It's a spectacular morning in Wisconsin today. Clear blue skies, a crisp breeze off Lake Michigan, and the sun is shinning. The sun in streaming into my kitchen as we all finish our breakfast and turn on some worship music. A little taste of heaven, when I can worship the Lord with my family!
Yesterday I mediated on Psalm 33 and was so comforted by the words at the end of the Psalm:
"We're depending on God,
he's everything we need.
What's more, our hearts brim with joy
since we've taken for our own his holy name.
Love us, God, with all you've got -
that's what we're depending on."
Oh how true God's word is and how amazing that it can penetrate into the depths of our soul to express what we are feeling. As I face the uncertain future of selling and buying a house, trying to make a dream come true, I am at a point where I know that He is everything I need. I am depending on God to pour out all the love He has to get me through these busy days. But what is on top of all that?
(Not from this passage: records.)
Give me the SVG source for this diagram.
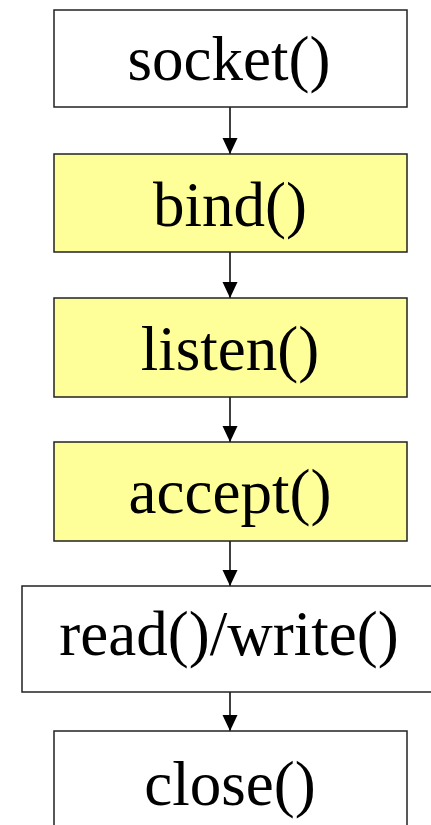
<svg xmlns="http://www.w3.org/2000/svg" width="431" height="825" viewBox="0 0 431 825">
<style>
.box{stroke:#222;stroke-width:1.5}
.w{fill:#fff}
.y{fill:#ffff99}
.t{font-family:"Liberation Serif","Times New Roman",serif;font-size:63px;fill:#000;text-anchor:middle}
.c{stroke:#000;stroke-width:1.5;fill:none;marker-end:url(#ah)}
</style>
<defs>
<marker id="ah" markerUnits="userSpaceOnUse" markerWidth="17" markerHeight="18" refX="16" refY="7.5" orient="auto">
<path d="M0,0 L16,7.5 L0,15 Z" fill="#000"/>
</marker>
</defs>
<rect width="431" height="825" fill="#fff"/>
<g id="connectors">
<line class="c" x1="230" y1="107" x2="230" y2="154"/>
<line class="c" x1="230" y1="252" x2="230" y2="298"/>
<line class="c" x1="230" y1="397" x2="230" y2="442"/>
<line class="c" x1="230" y1="541" x2="230" y2="586"/>
<line class="c" x1="230" y1="692" x2="230" y2="731"/>
</g>
<g id="socket"><rect class="box w" x="54" y="10" width="353" height="97"/><text class="t" x="229" y="80">socket()</text></g>
<g id="bind"><rect class="box y" x="54" y="154" width="353" height="98"/><text class="t" x="230" y="226">bind()</text></g>
<g id="listen"><rect class="box y" x="54" y="298" width="353" height="99"/><text class="t" x="230" y="370">listen()</text></g>
<g id="accept"><rect class="box y" x="54" y="442" width="353" height="99"/><text class="t" x="230" y="513">accept()</text></g>
<g id="readwrite"><rect class="box w" x="22" y="586" width="415" height="106"/><text class="t" x="229" y="655">read()/write()</text></g>
<g id="close"><rect class="box w" x="54" y="731" width="353" height="100"/><text class="t" x="230" y="805">close()</text></g>
</svg>
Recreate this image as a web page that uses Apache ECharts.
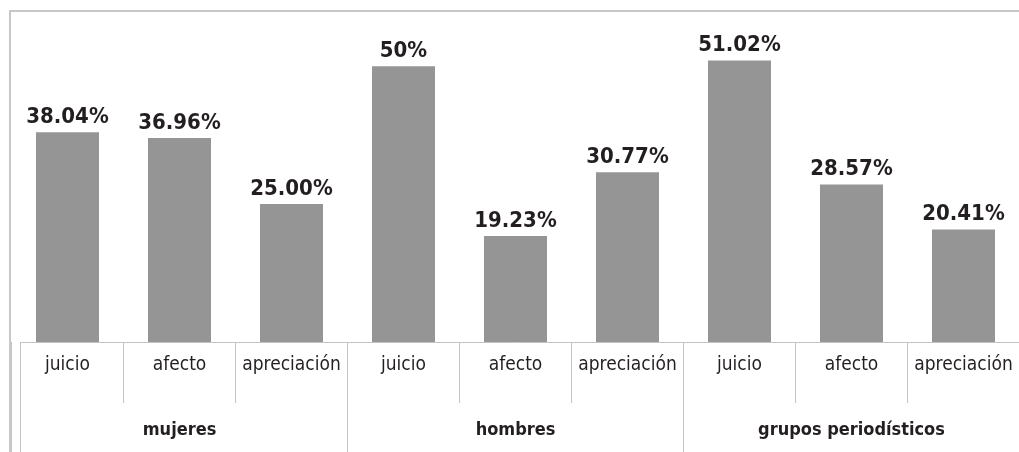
<!DOCTYPE html>
<html>
<head>
<meta charset="utf-8">
<script src="https://cdn.jsdelivr.net/npm/echarts@6/dist/echarts.min.js"></script>
<style>
html,body{margin:0;padding:0;background:#fff;}
#chart{width:1019px;height:452px;}
</style>
</head>
<body>
<div id="chart"></div>
<script>
const categories = ['juicio','afecto','apreciación','juicio','afecto','apreciación','juicio','afecto','apreciación'];
const groups = ['mujeres','hombres','grupos periodísticos'];
const values = [38.04, 36.96, 25.00, 50, 19.23, 30.77, 51.02, 28.57, 20.41];
const valueLabels = ['38.04%','36.96%','25.00%','50%','19.23%','30.77%','51.02%','28.57%','20.41%'];

const chart = echarts.init(document.getElementById('chart'));
const font = '"DejaVu Sans Condensed", "Liberation Sans Narrow", sans-serif';
chart.setOption({
  animation: false,
  backgroundColor: '#ffffff',
  grid: { left: 11.5, right: -0.5, top: 11, bottom: 110, outerBoundsMode: 'none', containLabel: false },
  xAxis: [
    {
      type: 'category', data: categories, position: 'bottom',
      axisLine: { show: false },
      axisTick: { show: true, length: 61, alignWithLabel: false, lineStyle: { color: '#c4c4c4', width: 1 } },
      axisLabel: { color: '#231f20', fontFamily: font, fontSize: 19, margin: 14, interval: 0 }
    },
    {
      type: 'category', data: groups, position: 'bottom',
      axisLine: { show: false },
      axisTick: { show: true, length: 115, lineStyle: { color: '#c4c4c4', width: 1 } },
      axisLabel: { color: '#231f20', fontFamily: font, fontSize: 18, fontWeight: 'bold', margin: 79, interval: 0 }
    }
  ],
  yAxis: { type: 'value', min: 0, max: 60, show: false, splitLine: { show: false } },
  graphic: [
    { type: 'rect', shape: { x: 10, y: 11, width: 1030, height: 460 }, style: { fill: 'none', stroke: '#c8c8c8', lineWidth: 2 }, silent: true, z: 10 },
    { type: 'line', shape: { x1: 20.5, y1: 342, x2: 20.5, y2: 452 }, style: { stroke: '#c4c4c4', lineWidth: 1 }, silent: true },
    { type: 'line', shape: { x1: 20.5, y1: 342.5, x2: 1019, y2: 342.5 }, style: { stroke: '#c4c4c4', lineWidth: 1 }, silent: true }
  ],
  series: [{
    type: 'bar', xAxisIndex: 0, data: values, barWidth: 63,
    itemStyle: { color: '#959595' },
    label: {
      show: true, position: 'top', distance: 4,
      formatter: p => valueLabels[p.dataIndex],
      color: '#231f20', fontFamily: font, fontSize: 22, fontWeight: 'bold'
    }
  }]
});
</script>
</body>
</html>
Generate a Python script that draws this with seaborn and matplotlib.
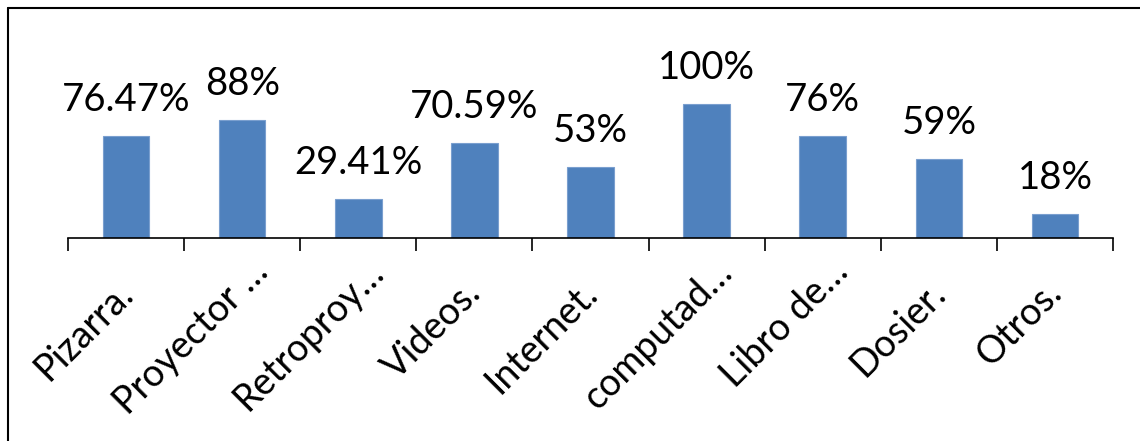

A joy that spills over because I have taken on the name of the Lord- He is my father!
Only in Christ can I feel such dependence upon Him while feeling joy in that dependence. It is counter-culture these days to admit weakness - and even more strange to find peace, joy and happiness in admitting that weakness. But, as I throw my life onto the altar and say "it is not mine, but yours" a peace envelops me that allows me to sleep at night.
So, I will tell all of what it is that sustains me and gives me joy.
So sings my soul...how great thou art!